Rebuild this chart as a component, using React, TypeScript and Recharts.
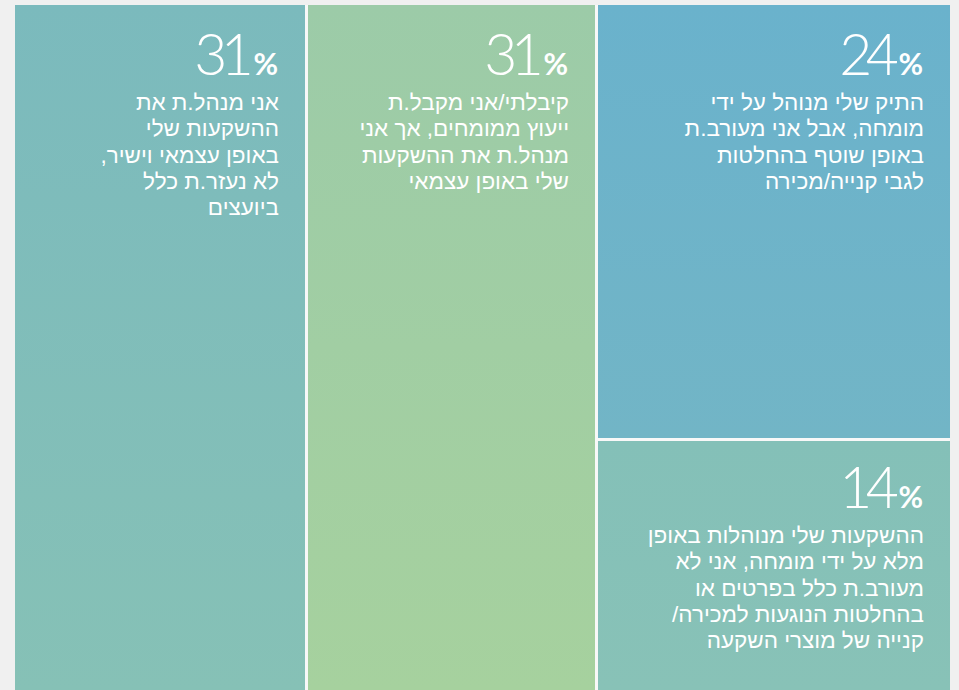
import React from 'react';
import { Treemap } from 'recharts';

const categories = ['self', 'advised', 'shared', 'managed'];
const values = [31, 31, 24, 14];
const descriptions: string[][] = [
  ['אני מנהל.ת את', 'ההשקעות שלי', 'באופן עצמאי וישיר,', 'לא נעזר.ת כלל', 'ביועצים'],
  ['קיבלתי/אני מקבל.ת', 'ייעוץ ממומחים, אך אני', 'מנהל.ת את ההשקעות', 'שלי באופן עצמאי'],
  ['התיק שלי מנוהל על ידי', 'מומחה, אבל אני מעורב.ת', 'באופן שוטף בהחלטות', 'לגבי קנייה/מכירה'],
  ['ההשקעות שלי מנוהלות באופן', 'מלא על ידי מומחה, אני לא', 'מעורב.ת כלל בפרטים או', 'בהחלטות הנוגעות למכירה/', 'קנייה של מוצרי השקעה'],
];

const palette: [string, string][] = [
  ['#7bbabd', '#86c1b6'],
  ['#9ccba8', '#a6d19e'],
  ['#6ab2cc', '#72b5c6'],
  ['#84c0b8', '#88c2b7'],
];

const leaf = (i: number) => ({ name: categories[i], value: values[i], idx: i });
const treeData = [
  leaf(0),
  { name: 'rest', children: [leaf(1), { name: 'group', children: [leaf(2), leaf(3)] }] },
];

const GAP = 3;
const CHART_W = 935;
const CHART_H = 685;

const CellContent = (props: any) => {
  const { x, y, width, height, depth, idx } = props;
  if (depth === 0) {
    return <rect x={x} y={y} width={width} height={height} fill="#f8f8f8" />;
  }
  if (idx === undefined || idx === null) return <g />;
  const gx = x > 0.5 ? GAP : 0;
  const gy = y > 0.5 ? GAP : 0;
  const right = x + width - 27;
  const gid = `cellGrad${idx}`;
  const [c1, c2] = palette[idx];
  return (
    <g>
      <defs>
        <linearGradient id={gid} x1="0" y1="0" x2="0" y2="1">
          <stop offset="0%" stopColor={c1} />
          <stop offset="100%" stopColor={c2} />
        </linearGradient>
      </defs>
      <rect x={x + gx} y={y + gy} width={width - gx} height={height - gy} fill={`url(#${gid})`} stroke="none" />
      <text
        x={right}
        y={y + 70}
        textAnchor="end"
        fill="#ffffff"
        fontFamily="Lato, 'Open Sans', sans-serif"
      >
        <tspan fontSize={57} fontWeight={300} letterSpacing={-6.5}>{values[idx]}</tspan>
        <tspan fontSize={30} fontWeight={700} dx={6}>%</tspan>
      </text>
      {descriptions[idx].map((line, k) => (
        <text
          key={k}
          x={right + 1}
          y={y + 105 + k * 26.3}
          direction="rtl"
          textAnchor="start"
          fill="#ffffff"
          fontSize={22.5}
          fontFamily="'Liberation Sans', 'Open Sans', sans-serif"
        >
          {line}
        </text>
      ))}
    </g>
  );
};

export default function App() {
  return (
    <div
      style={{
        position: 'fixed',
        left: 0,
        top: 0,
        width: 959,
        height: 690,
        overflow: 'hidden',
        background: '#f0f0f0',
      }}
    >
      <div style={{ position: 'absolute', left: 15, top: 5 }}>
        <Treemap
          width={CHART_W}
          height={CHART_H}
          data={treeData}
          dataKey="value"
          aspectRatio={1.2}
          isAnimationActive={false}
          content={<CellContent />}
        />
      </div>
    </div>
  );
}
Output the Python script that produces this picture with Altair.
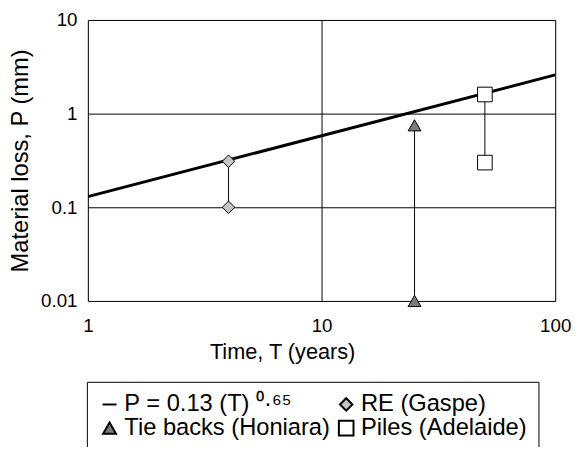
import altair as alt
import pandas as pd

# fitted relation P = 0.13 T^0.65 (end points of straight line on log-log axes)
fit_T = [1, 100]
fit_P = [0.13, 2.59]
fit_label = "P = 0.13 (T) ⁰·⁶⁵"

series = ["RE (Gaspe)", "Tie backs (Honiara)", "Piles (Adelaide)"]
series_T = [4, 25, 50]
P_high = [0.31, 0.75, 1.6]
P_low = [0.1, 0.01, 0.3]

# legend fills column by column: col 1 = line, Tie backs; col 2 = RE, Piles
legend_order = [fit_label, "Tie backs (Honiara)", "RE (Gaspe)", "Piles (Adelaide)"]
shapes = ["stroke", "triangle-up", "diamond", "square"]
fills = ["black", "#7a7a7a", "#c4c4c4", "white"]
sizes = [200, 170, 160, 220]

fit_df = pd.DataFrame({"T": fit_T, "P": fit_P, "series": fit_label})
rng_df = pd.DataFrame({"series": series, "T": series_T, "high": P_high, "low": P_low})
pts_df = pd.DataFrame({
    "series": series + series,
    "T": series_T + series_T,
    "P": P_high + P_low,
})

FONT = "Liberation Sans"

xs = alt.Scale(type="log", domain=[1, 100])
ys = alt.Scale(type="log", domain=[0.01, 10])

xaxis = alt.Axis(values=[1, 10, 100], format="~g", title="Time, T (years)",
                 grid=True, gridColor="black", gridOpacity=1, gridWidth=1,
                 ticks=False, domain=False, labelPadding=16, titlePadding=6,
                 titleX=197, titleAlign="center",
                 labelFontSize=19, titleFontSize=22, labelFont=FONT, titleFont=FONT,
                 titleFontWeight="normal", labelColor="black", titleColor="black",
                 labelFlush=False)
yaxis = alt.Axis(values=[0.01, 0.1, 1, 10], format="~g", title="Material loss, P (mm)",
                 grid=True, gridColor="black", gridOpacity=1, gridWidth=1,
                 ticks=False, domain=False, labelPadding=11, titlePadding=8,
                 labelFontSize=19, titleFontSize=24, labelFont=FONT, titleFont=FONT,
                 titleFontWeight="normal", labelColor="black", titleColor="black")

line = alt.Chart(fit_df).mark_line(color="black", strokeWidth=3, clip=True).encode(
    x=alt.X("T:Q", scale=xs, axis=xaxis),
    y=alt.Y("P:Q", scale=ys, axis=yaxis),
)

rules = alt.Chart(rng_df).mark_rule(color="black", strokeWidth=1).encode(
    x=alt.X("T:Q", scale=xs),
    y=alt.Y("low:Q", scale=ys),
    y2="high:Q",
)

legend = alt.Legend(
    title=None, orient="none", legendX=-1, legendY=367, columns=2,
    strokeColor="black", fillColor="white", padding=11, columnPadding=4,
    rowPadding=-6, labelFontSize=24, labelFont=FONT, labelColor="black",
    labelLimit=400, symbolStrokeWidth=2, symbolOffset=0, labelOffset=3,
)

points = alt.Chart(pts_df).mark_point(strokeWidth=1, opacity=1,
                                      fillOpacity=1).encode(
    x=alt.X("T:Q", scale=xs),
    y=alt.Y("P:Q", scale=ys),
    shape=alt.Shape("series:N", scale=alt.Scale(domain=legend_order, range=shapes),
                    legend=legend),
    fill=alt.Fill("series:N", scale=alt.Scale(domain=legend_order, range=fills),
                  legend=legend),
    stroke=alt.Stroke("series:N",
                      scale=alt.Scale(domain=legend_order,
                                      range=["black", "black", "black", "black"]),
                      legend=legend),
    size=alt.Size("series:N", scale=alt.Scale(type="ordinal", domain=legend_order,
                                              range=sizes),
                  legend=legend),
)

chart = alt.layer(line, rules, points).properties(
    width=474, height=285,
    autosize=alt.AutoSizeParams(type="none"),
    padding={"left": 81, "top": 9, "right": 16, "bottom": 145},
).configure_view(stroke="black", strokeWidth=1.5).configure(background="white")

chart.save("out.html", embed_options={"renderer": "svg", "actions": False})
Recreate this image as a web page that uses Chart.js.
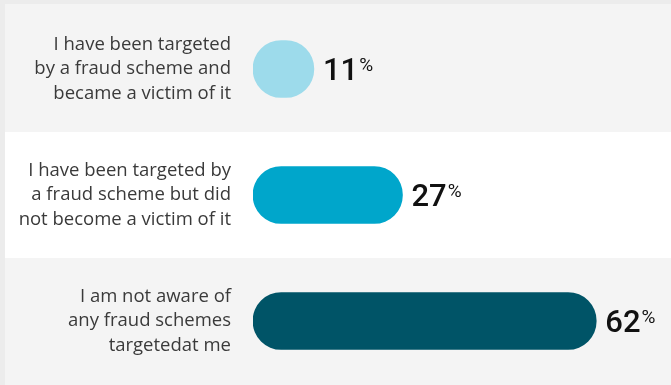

▶ [Your objective] Images in the records should not be copied. Repeat all the rest exactly.

▶ [Answer to the problem]
Rebuild this chart as a component, using React, TypeScript and Recharts.
import React from 'react';
import { Treemap } from 'recharts';

const categories = ['self', 'advised', 'shared', 'managed'];
const values = [31, 31, 24, 14];
const descriptions: string[][] = [
  ['אני מנהל.ת את', 'ההשקעות שלי', 'באופן עצמאי וישיר,', 'לא נעזר.ת כלל', 'ביועצים'],
  ['קיבלתי/אני מקבל.ת', 'ייעוץ ממומחים, אך אני', 'מנהל.ת את ההשקעות', 'שלי באופן עצמאי'],
  ['התיק שלי מנוהל על ידי', 'מומחה, אבל אני מעורב.ת', 'באופן שוטף בהחלטות', 'לגבי קנייה/מכירה'],
  ['ההשקעות שלי מנוהלות באופן', 'מלא על ידי מומחה, אני לא', 'מעורב.ת כלל בפרטים או', 'בהחלטות הנוגעות למכירה/', 'קנייה של מוצרי השקעה'],
];

const palette: [string, string][] = [
  ['#7bbabd', '#86c1b6'],
  ['#9ccba8', '#a6d19e'],
  ['#6ab2cc', '#72b5c6'],
  ['#84c0b8', '#88c2b7'],
];

const leaf = (i: number) => ({ name: categories[i], value: values[i], idx: i });
const treeData = [
  leaf(0),
  { name: 'rest', children: [leaf(1), { name: 'group', children: [leaf(2), leaf(3)] }] },
];

const GAP = 3;
const CHART_W = 935;
const CHART_H = 685;

const CellContent = (props: any) => {
  const { x, y, width, height, depth, idx } = props;
  if (depth === 0) {
    return <rect x={x} y={y} width={width} height={height} fill="#f8f8f8" />;
  }
  if (idx === undefined || idx === null) return <g />;
  const gx = x > 0.5 ? GAP : 0;
  const gy = y > 0.5 ? GAP : 0;
  const right = x + width - 27;
  const gid = `cellGrad${idx}`;
  const [c1, c2] = palette[idx];
  return (
    <g>
      <defs>
        <linearGradient id={gid} x1="0" y1="0" x2="0" y2="1">
          <stop offset="0%" stopColor={c1} />
          <stop offset="100%" stopColor={c2} />
        </linearGradient>
      </defs>
      <rect x={x + gx} y={y + gy} width={width - gx} height={height - gy} fill={`url(#${gid})`} stroke="none" />
      <text
        x={right}
        y={y + 70}
        textAnchor="end"
        fill="#ffffff"
        fontFamily="Lato, 'Open Sans', sans-serif"
      >
        <tspan fontSize={57} fontWeight={300} letterSpacing={-6.5}>{values[idx]}</tspan>
        <tspan fontSize={30} fontWeight={700} dx={6}>%</tspan>
      </text>
      {descriptions[idx].map((line, k) => (
        <text
          key={k}
          x={right + 1}
          y={y + 105 + k * 26.3}
          direction="rtl"
          textAnchor="start"
          fill="#ffffff"
          fontSize={22.5}
          fontFamily="'Liberation Sans', 'Open Sans', sans-serif"
        >
          {line}
        </text>
      ))}
    </g>
  );
};

export default function App() {
  return (
    <div
      style={{
        position: 'fixed',
        left: 0,
        top: 0,
        width: 959,
        height: 690,
        overflow: 'hidden',
        background: '#f0f0f0',
      }}
    >
      <div style={{ position: 'absolute', left: 15, top: 5 }}>
        <Treemap
          width={CHART_W}
          height={CHART_H}
          data={treeData}
          dataKey="value"
          aspectRatio={1.2}
          isAnimationActive={false}
          content={<CellContent />}
        />
      </div>
    </div>
  );
}
Output the Python script that produces this picture with Altair.
import altair as alt
import pandas as pd

# fitted relation P = 0.13 T^0.65 (end points of straight line on log-log axes)
fit_T = [1, 100]
fit_P = [0.13, 2.59]
fit_label = "P = 0.13 (T) ⁰·⁶⁵"

series = ["RE (Gaspe)", "Tie backs (Honiara)", "Piles (Adelaide)"]
series_T = [4, 25, 50]
P_high = [0.31, 0.75, 1.6]
P_low = [0.1, 0.01, 0.3]

# legend fills column by column: col 1 = line, Tie backs; col 2 = RE, Piles
legend_order = [fit_label, "Tie backs (Honiara)", "RE (Gaspe)", "Piles (Adelaide)"]
shapes = ["stroke", "triangle-up", "diamond", "square"]
fills = ["black", "#7a7a7a", "#c4c4c4", "white"]
sizes = [200, 170, 160, 220]

fit_df = pd.DataFrame({"T": fit_T, "P": fit_P, "series": fit_label})
rng_df = pd.DataFrame({"series": series, "T": series_T, "high": P_high, "low": P_low})
pts_df = pd.DataFrame({
    "series": series + series,
    "T": series_T + series_T,
    "P": P_high + P_low,
})

FONT = "Liberation Sans"

xs = alt.Scale(type="log", domain=[1, 100])
ys = alt.Scale(type="log", domain=[0.01, 10])

xaxis = alt.Axis(values=[1, 10, 100], format="~g", title="Time, T (years)",
                 grid=True, gridColor="black", gridOpacity=1, gridWidth=1,
                 ticks=False, domain=False, labelPadding=16, titlePadding=6,
                 titleX=197, titleAlign="center",
                 labelFontSize=19, titleFontSize=22, labelFont=FONT, titleFont=FONT,
                 titleFontWeight="normal", labelColor="black", titleColor="black",
                 labelFlush=False)
yaxis = alt.Axis(values=[0.01, 0.1, 1, 10], format="~g", title="Material loss, P (mm)",
                 grid=True, gridColor="black", gridOpacity=1, gridWidth=1,
                 ticks=False, domain=False, labelPadding=11, titlePadding=8,
                 labelFontSize=19, titleFontSize=24, labelFont=FONT, titleFont=FONT,
                 titleFontWeight="normal", labelColor="black", titleColor="black")

line = alt.Chart(fit_df).mark_line(color="black", strokeWidth=3, clip=True).encode(
    x=alt.X("T:Q", scale=xs, axis=xaxis),
    y=alt.Y("P:Q", scale=ys, axis=yaxis),
)

rules = alt.Chart(rng_df).mark_rule(color="black", strokeWidth=1).encode(
    x=alt.X("T:Q", scale=xs),
    y=alt.Y("low:Q", scale=ys),
    y2="high:Q",
)

legend = alt.Legend(
    title=None, orient="none", legendX=-1, legendY=367, columns=2,
    strokeColor="black", fillColor="white", padding=11, columnPadding=4,
    rowPadding=-6, labelFontSize=24, labelFont=FONT, labelColor="black",
    labelLimit=400, symbolStrokeWidth=2, symbolOffset=0, labelOffset=3,
)

points = alt.Chart(pts_df).mark_point(strokeWidth=1, opacity=1,
                                      fillOpacity=1).encode(
    x=alt.X("T:Q", scale=xs),
    y=alt.Y("P:Q", scale=ys),
    shape=alt.Shape("series:N", scale=alt.Scale(domain=legend_order, range=shapes),
                    legend=legend),
    fill=alt.Fill("series:N", scale=alt.Scale(domain=legend_order, range=fills),
                  legend=legend),
    stroke=alt.Stroke("series:N",
                      scale=alt.Scale(domain=legend_order,
                                      range=["black", "black", "black", "black"]),
                      legend=legend),
    size=alt.Size("series:N", scale=alt.Scale(type="ordinal", domain=legend_order,
                                              range=sizes),
                  legend=legend),
)

chart = alt.layer(line, rules, points).properties(
    width=474, height=285,
    autosize=alt.AutoSizeParams(type="none"),
    padding={"left": 81, "top": 9, "right": 16, "bottom": 145},
).configure_view(stroke="black", strokeWidth=1.5).configure(background="white")

chart.save("out.html", embed_options={"renderer": "svg", "actions": False})
Recreate this image as a web page that uses Chart.js.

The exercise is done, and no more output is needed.